YOUR INSTRUCTIONS: All the data should be repeated exactly. Any image in it is left out.

COLLECTED DATA:
>> BEGIN

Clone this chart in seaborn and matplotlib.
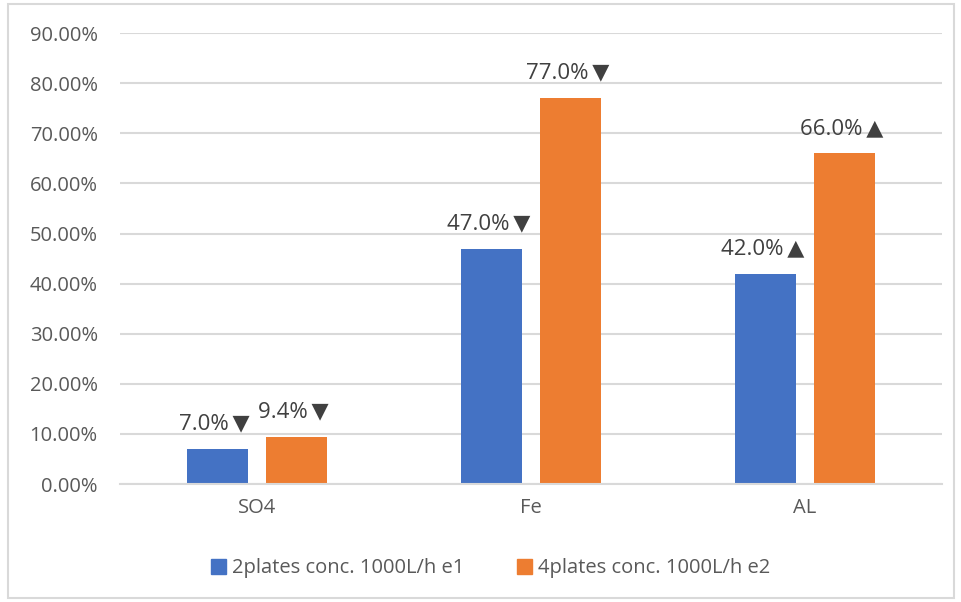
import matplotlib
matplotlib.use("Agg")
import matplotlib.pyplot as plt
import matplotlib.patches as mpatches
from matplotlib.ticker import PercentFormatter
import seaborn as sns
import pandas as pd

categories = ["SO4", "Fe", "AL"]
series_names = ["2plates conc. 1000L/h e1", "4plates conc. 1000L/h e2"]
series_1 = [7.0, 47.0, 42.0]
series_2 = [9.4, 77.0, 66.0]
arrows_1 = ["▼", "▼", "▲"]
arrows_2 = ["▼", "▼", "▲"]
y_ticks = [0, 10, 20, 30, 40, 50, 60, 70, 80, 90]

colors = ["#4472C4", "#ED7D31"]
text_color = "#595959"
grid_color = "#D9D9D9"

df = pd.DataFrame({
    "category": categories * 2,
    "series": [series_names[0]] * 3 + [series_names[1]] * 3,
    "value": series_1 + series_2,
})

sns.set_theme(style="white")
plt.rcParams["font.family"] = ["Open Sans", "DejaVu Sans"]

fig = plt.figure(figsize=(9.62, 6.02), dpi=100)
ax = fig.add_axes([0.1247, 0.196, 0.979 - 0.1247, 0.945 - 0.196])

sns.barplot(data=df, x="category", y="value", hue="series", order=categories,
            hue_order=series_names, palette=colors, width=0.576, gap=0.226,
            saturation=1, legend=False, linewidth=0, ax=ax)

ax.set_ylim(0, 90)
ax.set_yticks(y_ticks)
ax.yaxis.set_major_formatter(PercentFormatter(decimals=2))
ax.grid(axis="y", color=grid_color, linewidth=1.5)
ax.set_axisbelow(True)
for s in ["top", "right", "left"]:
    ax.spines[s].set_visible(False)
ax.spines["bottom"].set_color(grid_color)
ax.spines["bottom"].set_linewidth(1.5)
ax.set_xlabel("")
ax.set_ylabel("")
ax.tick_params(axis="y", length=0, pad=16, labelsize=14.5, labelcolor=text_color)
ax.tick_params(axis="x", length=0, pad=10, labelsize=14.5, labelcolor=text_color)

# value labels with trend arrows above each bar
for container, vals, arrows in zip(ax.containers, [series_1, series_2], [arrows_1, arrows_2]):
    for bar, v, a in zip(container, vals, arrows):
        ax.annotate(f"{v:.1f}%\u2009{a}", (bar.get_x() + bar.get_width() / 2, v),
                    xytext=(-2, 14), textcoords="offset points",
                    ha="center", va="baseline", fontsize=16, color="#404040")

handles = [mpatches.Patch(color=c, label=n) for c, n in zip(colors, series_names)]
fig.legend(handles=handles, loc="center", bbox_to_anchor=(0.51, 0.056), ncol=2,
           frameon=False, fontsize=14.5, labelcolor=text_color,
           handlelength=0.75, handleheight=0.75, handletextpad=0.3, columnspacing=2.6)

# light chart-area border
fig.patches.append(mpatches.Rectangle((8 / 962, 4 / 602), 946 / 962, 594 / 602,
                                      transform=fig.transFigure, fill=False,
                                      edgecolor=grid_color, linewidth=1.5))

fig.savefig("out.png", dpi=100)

>> END

PROBLEM SOLUTION:
Clone this chart in seaborn and matplotlib.
import matplotlib
matplotlib.use("Agg")
import matplotlib.pyplot as plt
import matplotlib.patches as mpatches
from matplotlib.ticker import PercentFormatter
import seaborn as sns
import pandas as pd

categories = ["SO4", "Fe", "AL"]
series_names = ["2plates conc. 1000L/h e1", "4plates conc. 1000L/h e2"]
series_1 = [7.0, 47.0, 42.0]
series_2 = [9.4, 77.0, 66.0]
arrows_1 = ["▼", "▼", "▲"]
arrows_2 = ["▼", "▼", "▲"]
y_ticks = [0, 10, 20, 30, 40, 50, 60, 70, 80, 90]

colors = ["#4472C4", "#ED7D31"]
text_color = "#595959"
grid_color = "#D9D9D9"

df = pd.DataFrame({
    "category": categories * 2,
    "series": [series_names[0]] * 3 + [series_names[1]] * 3,
    "value": series_1 + series_2,
})

sns.set_theme(style="white")
plt.rcParams["font.family"] = ["Open Sans", "DejaVu Sans"]

fig = plt.figure(figsize=(9.62, 6.02), dpi=100)
ax = fig.add_axes([0.1247, 0.196, 0.979 - 0.1247, 0.945 - 0.196])

sns.barplot(data=df, x="category", y="value", hue="series", order=categories,
            hue_order=series_names, palette=colors, width=0.576, gap=0.226,
            saturation=1, legend=False, linewidth=0, ax=ax)

ax.set_ylim(0, 90)
ax.set_yticks(y_ticks)
ax.yaxis.set_major_formatter(PercentFormatter(decimals=2))
ax.grid(axis="y", color=grid_color, linewidth=1.5)
ax.set_axisbelow(True)
for s in ["top", "right", "left"]:
    ax.spines[s].set_visible(False)
ax.spines["bottom"].set_color(grid_color)
ax.spines["bottom"].set_linewidth(1.5)
ax.set_xlabel("")
ax.set_ylabel("")
ax.tick_params(axis="y", length=0, pad=16, labelsize=14.5, labelcolor=text_color)
ax.tick_params(axis="x", length=0, pad=10, labelsize=14.5, labelcolor=text_color)

# value labels with trend arrows above each bar
for container, vals, arrows in zip(ax.containers, [series_1, series_2], [arrows_1, arrows_2]):
    for bar, v, a in zip(container, vals, arrows):
        ax.annotate(f"{v:.1f}%\u2009{a}", (bar.get_x() + bar.get_width() / 2, v),
                    xytext=(-2, 14), textcoords="offset points",
                    ha="center", va="baseline", fontsize=16, color="#404040")

handles = [mpatches.Patch(color=c, label=n) for c, n in zip(colors, series_names)]
fig.legend(handles=handles, loc="center", bbox_to_anchor=(0.51, 0.056), ncol=2,
           frameon=False, fontsize=14.5, labelcolor=text_color,
           handlelength=0.75, handleheight=0.75, handletextpad=0.3, columnspacing=2.6)

# light chart-area border
fig.patches.append(mpatches.Rectangle((8 / 962, 4 / 602), 946 / 962, 594 / 602,
                                      transform=fig.transFigure, fill=False,
                                      edgecolor=grid_color, linewidth=1.5))

fig.savefig("out.png", dpi=100)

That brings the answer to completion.